Former BA staffer Josh Boyd probably affected the BA process as much as anyone other than Simpson and Callis. He joined the staff and quickly became known as the magazine’s prospect maven, writing the Daily Dish on the website and authoring the first iterations of the Prospect Hot Sheet. He was on the editorial staff from 2001-04 before he left BA to become a scout and now is the director of player personnel with the Rangers:

“(As a fan) each of the Top 10 issues were so anxiously awaited. I remember checking the bookstore on Tuesday and Wednesday until they got it. Brien Taylor, Chipper Jones, Cliff Floyd. The memories of those names, it was so exciting what those guys meant at the time.”

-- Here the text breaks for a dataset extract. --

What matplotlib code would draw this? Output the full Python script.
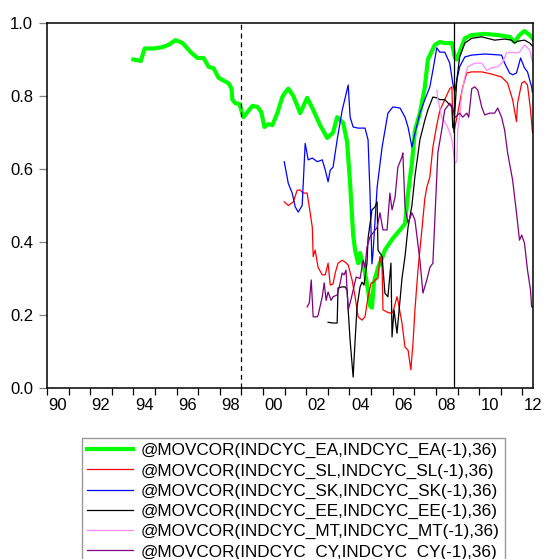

“I think you earned your way into getting your Top 50 in the Prospect Handbook and getting into the Top 100 meeting. All of us took so much pride in sitting there. You get to No. 75 vs. No. 76, it wasn’t just throwing it on there to get to the 150. It was is No. 75 really better than No. 76? I remember being so passionate that J.R. House was better than Josh Phelps or something like that.

And it wasn’t just fans paying attention.

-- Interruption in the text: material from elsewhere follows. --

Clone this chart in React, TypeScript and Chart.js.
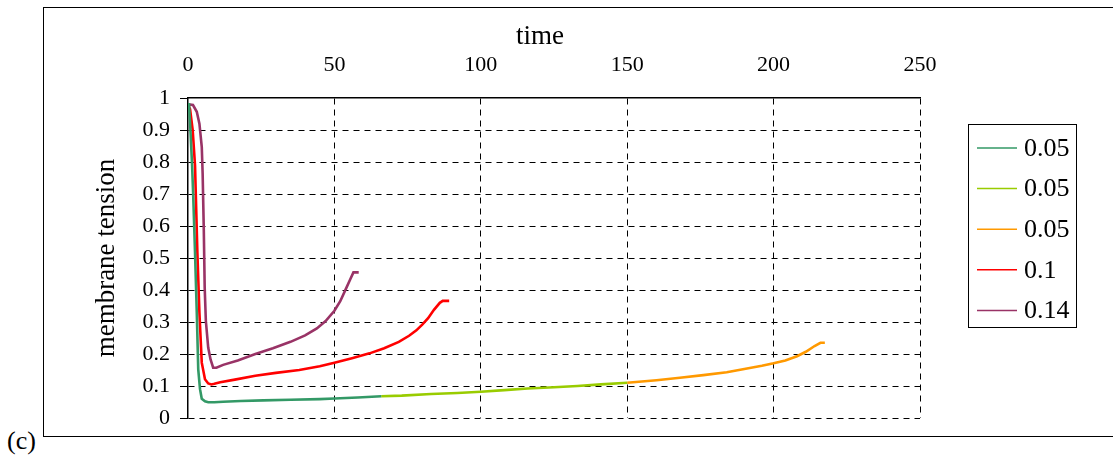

Callis: “I remember in 2001. Dan Jennings was saying, ‘Don’t leave Matt White off this list. (White ended up at No. 100.) We think he’s coming around.’ Two or three years after we started doing the list, people started saying ‘Don’t forget this guy or that guy.’ People in the industry care. They want their players to get what they think they deserve.”

Boyd: “I felt going to a lot of games and talking to a lot of scouts and executives, it did carry weight in the industry and it mattered to people in the industry. You’re going to swing and miss sometimes. But you had a sense of pride that it was meaningful to our readers and that the Top 100 would be in clubhouses and front offices. It represented something that was important. It can influence value in trades for some teams. Knowing that, it was exciting to be part of the process.”

Glassey: “It really is difficult for me to imagine what it must have been like before Allan Simpson came up with the idea to publicly rank prospects. The depth of baseball’s popularity has come so far over the past 30-plus years that this magazine has been covering the sport. Now, we have high school players on national television, increased interest and exposure for the draft, and prospects becoming household names.”

Mike Berardino, Baseball America staff writer from 1992-94:

“Allan Simpson was a visionary . . . No one had attempted to do an organization Top 10 Prospects or a league Top 10 Prospects list until Baseball America came along. The whole possibility to attempt to rank 100 prospects, there weren’t many casual or even crazy fans who could name 100 prospects back then. You did feel like you were in the middle of something special.”

Leiker: “Allan Simpson belongs in the Hall of Fame. There are two guys, Bill James and Allan Simpson, there’s not a sportswriter on earth who belongs in the Hall of Fame more than those two guys. Those two guys changed the way we look at baseball. It gave people a new perspective on the game. It was always there but it had never been.”